Quantcast

How Bill Gates Impeded Global Access to COVID Vaccines

(The New Republic) On February 11, 2020, public health and infectious disease experts gathered by the hundreds at the World Health Organization’s Geneva mothership.

The official pronouncement of a pandemic was still a month out, but the agency’s international brain trust knew enough to be worried. Burdened by a sense of borrowed time, they spent two days furiously sketching an “R&D Blueprint” in preparation for a world upended by the virus then known as 2019-nCoV…

When the Financial Times editorialized on March 27 that “the world has an overwhelming interest in ensuring [Covid-19 drugs and vaccines] will be universally and cheaply available,” the paper expressed what felt like a hardening conventional wisdom.

This sense of possibility emboldened forces working to extend the cooperative model. Grounding their efforts was a plan, started in early March, to create a voluntary intellectual property pool inside the WHO. Instead of putting up proprietary walls around research and organizing it as a “race,” public and private actors would collect research and associated intellectual property in a global knowledge fund for the duration of the pandemic.

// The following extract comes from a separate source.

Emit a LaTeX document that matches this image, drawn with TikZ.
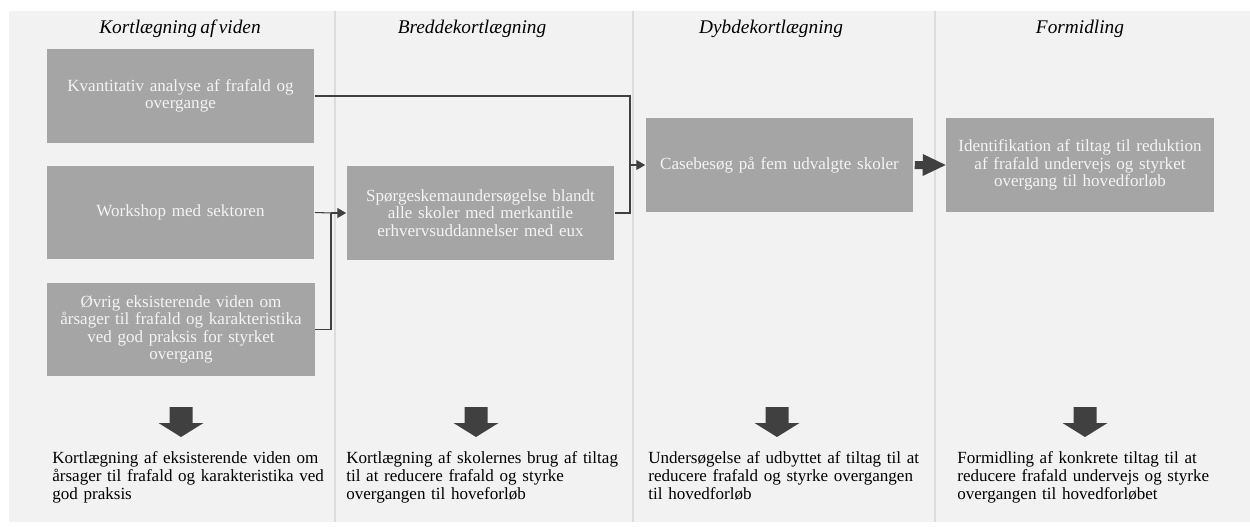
\documentclass[tikz,border=0pt]{standalone}
\usepackage{fontspec}
\setmainfont{Liberation Serif}[WordSpace=0.7]
\usetikzlibrary{arrows.meta}

\definecolor{fond}{HTML}{F2F2F2}
\definecolor{trait}{HTML}{DCDCDC}
\definecolor{boite}{HTML}{A5A5A5}
\definecolor{texteboite}{HTML}{F4F4F4}
\definecolor{fleche}{HTML}{404040}

\tikzset{
  etape/.style={fill=boite, text=texteboite, minimum width=5.36cm, minimum height=1.88cm,
    text width=5.3cm, align=center, inner sep=0pt, font=\fontsize{9.7}{9.9}\selectfont},
  titre/.style={anchor=base, font=\fontsize{11}{12}\selectfont\itshape},
  resultat/.style={anchor=base west, text width=5.9cm, align=left, inner sep=0pt,
    font=\fontsize{9.7}{10.5}\selectfont},
  lien/.style={draw=fleche, line width=0.6pt},
  bout/.style={-{Triangle[length=5pt,width=5.6pt]}}
}

\begin{document}
\begin{tikzpicture}[x=0.02cm,y=-0.02cm]
\useasboundingbox (0,0) rectangle (1250,527);

\fill[fond] (9,11) rectangle (1250,522);
\foreach \x in {335,633,935} % separations des colonnes
	\draw[trait, line width=0.85pt] (\x,11) -- (\x,522);

\node[titre] (tKort) at (180,34) {Kortlægning af viden};
\node[titre] (tBredde) at (472,34) {Breddekortlægning};
\node[titre] (tDybde) at (771,34) {Dybdekortlægning};
\node[titre] (tFormid) at (1080,34) {Formidling};

\node[etape] (kvant) at (180.5,96) {Kvantitativ analyse af frafald og\\overgange};
\node[etape] (workshop) at (180.5,212.5) {Workshop med sektoren};
\node[etape] (oevrig) at (181,329.5) {Øvrig eksisterende viden om\\årsager til frafald og karakteristika\\ved god praksis for styrket\\overgang};
\node[etape] (spoerg) at (480.5,213) {Spørgeskemaundersøgelse blandt\\alle skoler med merkantile\\erhvervsuddannelser med eux};
\node[etape] (case) at (779.5,165) {Casebesøg på fem udvalgte skoler};
\node[etape] (ident) at (1080,165) {Identifikation af tiltag til reduktion\\af frafald undervejs og styrket\\overgang til hovedforløb};

\coordinate (jD) at (331,213);
\coordinate (jE) at (630,165);

\draw[lien] (workshop.east) -- (jD);
\draw[lien] (oevrig.east) -| (jD);
\draw[lien,bout] (jD) -- (spoerg.west);

\draw[lien] (kvant.east) -| (jE);
\draw[lien] (spoerg.east) -| (jE);
\draw[lien,bout] (jE) -- (case.west);

% grosse fleche vers la derniere etape
\fill[fleche] (case.east) ++(1,-4) -- ++(8,0) -- ++(0,-7) -- (ident.west) -- ++(-23,11) -- ++(0,-7) -- ++(-8,0) -- cycle;

\foreach \c in {181,476,777,1085} % fleches vers les resultats
	\fill[fleche] (\c-11.5,407) -- (\c+11.5,407) -- (\c+11.5,423) -- (\c+22.5,423) -- (\c,437) -- (\c-22.5,423) -- (\c-11.5,423) -- cycle;

\node[resultat] (res1) at (52,463) {Kortlægning af eksisterende viden om\\årsager til frafald og karakteristika ved\\god praksis};
\node[resultat] (res2) at (346,463) {Kortlægning af skolernes brug af tiltag\\til at reducere frafald og styrke\\overgangen til hoveforløb};
\node[resultat] (res3) at (648,463) {Undersøgelse af udbyttet af tiltag til at\\reducere frafald og styrke overgangen\\til hovedforløb};
\node[resultat] (res4) at (957,463) {Formidling af konkrete tiltag til at\\reducere frafald undervejs og styrke\\overgangen til hovedforløbet};

\end{tikzpicture}
\end{document}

The idea became real in late May with the launch of the WHO Covid-19 Technology Access Pool, or C-TAP. By then, however, the optimism and sense of possibility that defined the early days were long gone.

Advocates for pooling and open science, who seemed ascendant and even unstoppable that winter, confronted the possibility they’d been outmatched and outmaneuvered by the most powerful man in global public health.

In April, Bill Gates launched a bold bid to manage the world’s scientific response to the pandemic…

Any change in media coverage of Gates’s second career may produce a delayed echo within the world he has come to dominate. Here Gates not only controls the narratives, he controls most of the payroll.